Texas law S.B. 8 bans pre-viability abortions, which is something that Texas lawmakers are specifically prohibited from doing under existing U.S. Supreme Court precedent. To dodge legal accountability in federal court, those state lawmakers outsourced S.B. 8's enforcement to private actors. According to the law, "any person" may sue "any person who…aids or abets the performance or inducement of abortion" and win at least a $10,000 bounty plus legal fees if the civil suit is successful. Because no state official is doing the enforcing, Texas maintains, no state official may face a pre-enforcement proceeding in federal court over this obvious denial of a judicially recognized constitutional right.
The U.S. Supreme Court heard oral arguments today in two related cases that question whether Texas' novel legal scheme should be allowed to stand. Justice Brett Kavanaugh cut to the heart of the matter, asking Texas Solicitor General Judd Stone about "the implications of your position for other constitutional rights."
What if a state passed a law that says "everyone who sells an AR-15 is liable for a million dollars to any citizen," Kavanaugh asked the Texas official. "Would that kind of law be exempt from pre-enforcement review in federal court?"
Stone conceded that his theory would shield that gun control law too. "My answers on whether or not federal court review is available does not turn on the nature of the right," he told Kavanaugh.
So "Second Amendment rights, free exercise of religion rights, free speech rights," Kavanaugh emphasized, could all "be targeted by other states" using the Texas abortion law as a model. "And you also said that the amount of the penalty doesn't matter, a million dollars per sale," Kavanaugh added. "A state passes a law [that says] anyone who declines to provide a good or service for use in a same-sex marriage, a million dollars if sued by anyone in the state, that's exempt from pre-enforcement review?"
"Is that a yes?" Kavanaugh pressed the Texas official.

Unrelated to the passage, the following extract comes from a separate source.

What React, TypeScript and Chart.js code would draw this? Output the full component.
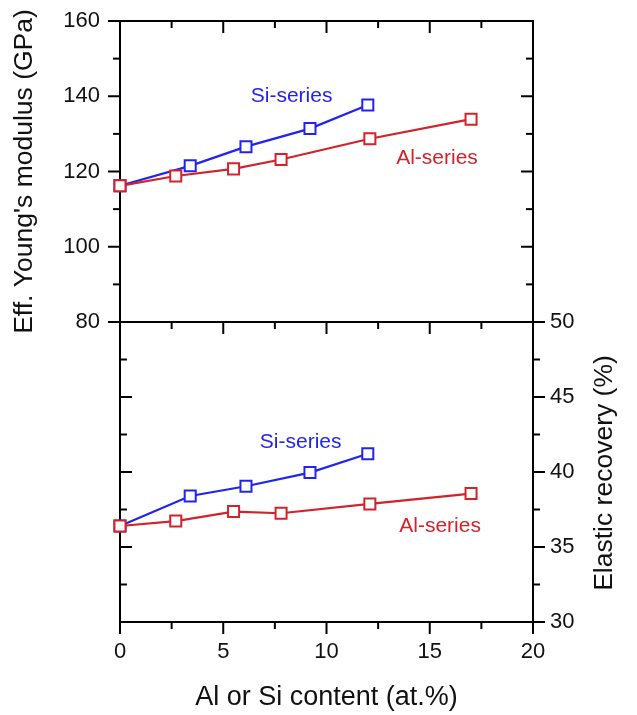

"Yes, your honor," Stone replied.
Later, Justice Sonia Sotomayor picked up on Kavanaugh's line of questioning. "A state dissatisfied with [District of Columbia v.] Heller says anyone who possesses a firearm anywhere is subject to litigation by any private citizen anywhere in the country and gets a million-dollar bounty," Sotomayor said to Stone. "So this is not limited to abortion." This is about any right "that a state is dissatisfied with."
"Your point," Sotomayor told Stone, "is that no matter how much a state intends to chill the exercise of a constitutional right…that does not give anyone a right to a federal forum when the state has deputized every citizen to act on its behalf."
Kavanaugh and Sotomayor are correct. If allowed to stand, the structure of S.B. 8 will be copied by every state legislature that wants to restrict an unpopular right that the Supreme Court has recognized. That outcome should worry Americans of all political stripes.